Pending home sales — a forward looking indicator of the health of the housing market based on contract signings — dropped 2 percent between July and August, with three out of the four major regions in the United States experiencing monthly declines, according to data released Wednesday.

The Northeast pending home sales index fell 3.4 percent last month to 76.6 a 19 percent drop from the previous year, the Midwest index fell 5.2 percent to 88.4, a 21.1 percent drop from the previous year and the South index dropped 0.9 percent to 105.4. The West was the only region to record an increase in pending sales, rising 1.4 percent to 71, but was down 31.3 percent from August 2021.

Year over year, pending transactions were down 24 percent, according to the NAR, spurred by steeply rising mortgage rates.

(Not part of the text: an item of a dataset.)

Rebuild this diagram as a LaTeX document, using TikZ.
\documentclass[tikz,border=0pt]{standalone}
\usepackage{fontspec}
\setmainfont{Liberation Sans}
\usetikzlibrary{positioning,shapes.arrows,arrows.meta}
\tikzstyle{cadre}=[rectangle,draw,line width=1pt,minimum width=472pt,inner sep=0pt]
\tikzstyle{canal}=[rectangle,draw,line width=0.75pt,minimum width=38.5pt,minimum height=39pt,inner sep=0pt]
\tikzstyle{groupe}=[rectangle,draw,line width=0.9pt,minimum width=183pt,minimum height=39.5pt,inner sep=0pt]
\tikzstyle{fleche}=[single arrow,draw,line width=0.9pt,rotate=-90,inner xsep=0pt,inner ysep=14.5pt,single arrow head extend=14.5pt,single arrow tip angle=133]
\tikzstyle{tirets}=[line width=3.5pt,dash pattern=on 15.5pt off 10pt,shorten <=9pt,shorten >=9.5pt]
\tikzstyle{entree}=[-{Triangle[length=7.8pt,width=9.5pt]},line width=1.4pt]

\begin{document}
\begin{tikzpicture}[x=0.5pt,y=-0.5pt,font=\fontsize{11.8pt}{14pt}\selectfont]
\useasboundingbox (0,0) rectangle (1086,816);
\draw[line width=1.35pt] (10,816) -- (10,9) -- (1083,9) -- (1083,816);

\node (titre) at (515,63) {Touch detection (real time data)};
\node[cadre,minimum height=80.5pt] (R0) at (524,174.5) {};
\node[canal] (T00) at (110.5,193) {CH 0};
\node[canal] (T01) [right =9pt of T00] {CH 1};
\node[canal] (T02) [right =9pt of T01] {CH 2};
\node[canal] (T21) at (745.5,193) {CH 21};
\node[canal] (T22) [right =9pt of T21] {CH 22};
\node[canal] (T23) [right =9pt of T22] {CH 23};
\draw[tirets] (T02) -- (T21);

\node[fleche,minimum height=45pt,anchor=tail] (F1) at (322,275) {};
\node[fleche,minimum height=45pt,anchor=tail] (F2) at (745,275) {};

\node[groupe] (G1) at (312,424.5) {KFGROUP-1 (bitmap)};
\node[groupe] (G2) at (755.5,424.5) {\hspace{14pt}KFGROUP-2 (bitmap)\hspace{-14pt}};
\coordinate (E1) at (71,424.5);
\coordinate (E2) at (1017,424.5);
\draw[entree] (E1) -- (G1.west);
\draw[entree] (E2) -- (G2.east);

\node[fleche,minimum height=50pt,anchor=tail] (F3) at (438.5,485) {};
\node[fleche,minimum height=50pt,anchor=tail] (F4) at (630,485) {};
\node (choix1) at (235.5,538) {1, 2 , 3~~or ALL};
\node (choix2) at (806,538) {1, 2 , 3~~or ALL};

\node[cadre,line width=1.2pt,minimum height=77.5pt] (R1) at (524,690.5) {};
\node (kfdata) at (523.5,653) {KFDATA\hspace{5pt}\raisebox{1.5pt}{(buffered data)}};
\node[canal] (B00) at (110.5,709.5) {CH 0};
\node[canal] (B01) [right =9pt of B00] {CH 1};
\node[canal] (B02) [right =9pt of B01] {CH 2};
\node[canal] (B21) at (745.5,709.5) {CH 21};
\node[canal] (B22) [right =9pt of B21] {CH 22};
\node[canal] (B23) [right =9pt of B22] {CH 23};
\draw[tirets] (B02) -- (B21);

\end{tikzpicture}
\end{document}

“The direction of mortgage rates – upward or downward – is the prime mover for home buying, and decade-high rates have deeply cut into contract signings,” NAR Chief Economist Lawrence Yun. said in a statement. “If mortgage rates moderate and the economy continues adding jobs, then home buying should also stabilize.”

Yun predicted mortgage rates would continue to fluctuate and stagnate the economy for the rest of the year.

“Only when inflation calms down will we see mortgage rates begin to steady,” he said.

With some markets seeing the typical home payment double from where it stood a year ago, many home sellers will have to continue dropping their prices, Bright MLS chief economist Lisa Sturtevant said.

“It is clear that sellers need to modify their price expectations in this slower market environment, but it can be a slow adjustment,” she said.